Since his guitar went into storage over four years ago, any proceeds from Weaver’s online music sales have gone to benefit Refugee Services of Texas. Since 1978, the Dallas-based social service agency has supported refugees as they integrate into their new communities. Weaver admits there was a time years ago he wasn’t fully aware “of what a refugee really was,” but the immigration debate surrounding the 2016 presidential election and the subsequent travel ban [Executive Order 13769] of early 2017 led him into greater awareness and action.

“I began talking to the people at Refugee Services of Texas,” he says. “And learning about the process refugees go through. It can be a five- or six-year process. Globally, there are just so many refugees from war-torn areas and areas where gangs and organized crime is running wild. The first protest I ever took part in was at DFW Airport when the travel ban was placed.”

Weaver produced a video documenting not only the protest but his views on the issue at hand. According to the International Rescue Committee, a refugee “is someone who has been forced to flee his or her home because of war, violence or persecution often without warning.”

A concert benefiting a Texas organization devoted to assisting refugees is arguably even more urgent now than in 2017.

Last week, a federal judge blocked a Trump administration policy clearing the way for Texas Gov. Greg Abbott to prevent any more refugees from settling in the state, an intention the governor publicly announced on Jan. 10, that Weaver describes as “an utterly craven and cowardly move.”

“Refugees are often the most vulnerable of the most vulnerable,” Weaver says. “Women, children and the elderly, often leaving everything behind. It would mean so much to me to have an advocate in that situation. That’s where the anger part comes in, because you see politicians use flat-out falsehoods and fear-mongering just to get votes.”

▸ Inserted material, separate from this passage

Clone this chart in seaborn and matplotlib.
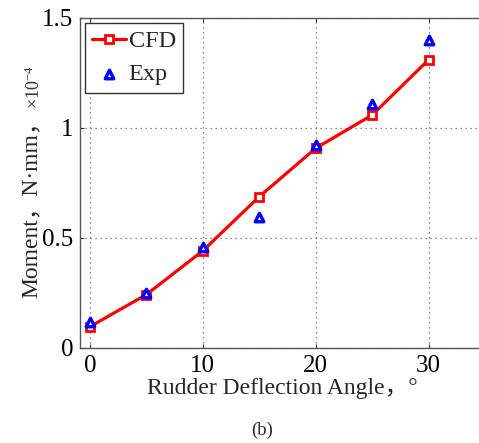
import matplotlib
matplotlib.use("Agg")
import matplotlib.pyplot as plt
import seaborn as sns
import pandas as pd

# Rudder deflection angle (degrees) and moment (x1e-4 N·mm)
angles = [0, 5, 10, 15, 20, 25, 30]
cfd_moment = [0.097, 0.243, 0.442, 0.688, 0.908, 1.059, 1.310]
exp_moment = [0.120, 0.252, 0.458, 0.597, 0.922, 1.110, 1.400]

x_ticks = [0, 10, 20, 30]
y_ticks = [0, 0.5, 1, 1.5]
y_tick_labels = ["0", "0.5", "1", "1.5"]

sns.set_style("ticks")
serif = ["Liberation Serif", "Noto Sans CJK SC", "DejaVu Sans"]
plt.rcParams["font.family"] = serif
plt.rcParams["mathtext.fontset"] = "custom"
plt.rcParams["mathtext.rm"] = "Liberation Serif"
plt.rcParams["mathtext.it"] = "Liberation Serif:italic"

df_cfd = pd.DataFrame({"angle": angles, "moment": cfd_moment})
df_exp = pd.DataFrame({"angle": angles, "moment": exp_moment})

W, H = 479, 443
fig = plt.figure(figsize=(W / 100, H / 100), dpi=100)
ax = fig.add_axes([80 / W, (H - 348) / H, 405 / W, 330 / H])

sns.lineplot(data=df_cfd, x="angle", y="moment", ax=ax, color="#ff0000",
             linewidth=2.3, marker="s", markersize=5.5, markerfacecolor="white",
             markeredgecolor="#ff0000", markeredgewidth=2.0, label="CFD",
             zorder=3)
sns.scatterplot(data=df_exp, x="angle", y="moment", ax=ax, marker="^",
                s=38, facecolor="white", edgecolor="#0000ff", linewidth=2.4,
                label="Exp", zorder=4)

ax.set_xlim(-0.885, 35)
ax.set_ylim(0, 1.5)
ax.set_xticks(x_ticks)
ax.set_yticks(y_ticks)
ax.set_yticklabels(y_tick_labels)
ax.tick_params(direction="in", length=3, width=0.8, labelsize=18, top=True,
               colors="#333333", labelcolor="black", pad=5)
for side in ["left", "bottom", "top"]:
    ax.spines[side].set_color("#555555")
    ax.spines[side].set_linewidth(1.0)
ax.spines["right"].set_visible(False)

ax.grid(True, linestyle=(0, (1, 3)), linewidth=0.9, color="#666666")
ax.set_axisbelow(True)

ax.set_xlabel("Rudder Deflection Angle，°", fontsize=17, labelpad=1)
ax.set_ylabel("")

fig.text(31 / W, (H - 298) / H, "Moment，N·mm，", rotation=90,
         ha="center", va="bottom", fontsize=17)
fig.text(34 / W, (H - 109) / H, "×10$^{-4}$", rotation=90,
         ha="center", va="bottom", fontsize=13, color="#333333")

leg = ax.legend(loc="upper left", bbox_to_anchor=(5 / 405, (348 - 23) / 330),
                fontsize=17.5, frameon=True, fancybox=False, borderaxespad=0,
                handlelength=1.4, handletextpad=0.1, borderpad=0.3,
                labelspacing=0.45)
leg.get_frame().set_edgecolor("#333333")
leg.get_frame().set_linewidth(1.0)
leg.get_frame().set_alpha(1)

fig.text(262 / W, (H - 430) / H, "(b)", ha="center", va="center", fontsize=13.5)

fig.savefig("out.png", dpi=100)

In October, following yet another disappointing Texas Rangers season, Weaver grabbed his guitar out of storage and began rebuilding his pedal board. As rehearsals began and those missing callouses began to reappear, there were times the songs came back with ease, and other moments where he “stumbled through it.”

Weaver says he's noticed that his 40-year-old voice is deeper than it was last time he sang his own songs, and along the same lines, his kids have now grown old enough to understand what their dad is attempting to do. Doing right by those seeking refuge in America makes Weaver far more nervous than the other matters — like whether he can still hit the higher notes of his younger days.

“Going back to that preacher’s son mentality ... there’s a window in my brain where I’ve gone from ‘I don’t want to disappoint my parents’ to now ‘I hope I don’t disappoint my kids because some of their friends will be at the show,'” he says. "To them, I’m not Levi Weaver, the singer, or Levi Weaver, the baseball writer, I’m Lincoln’s dad. That’s added pressure I didn’t expect.”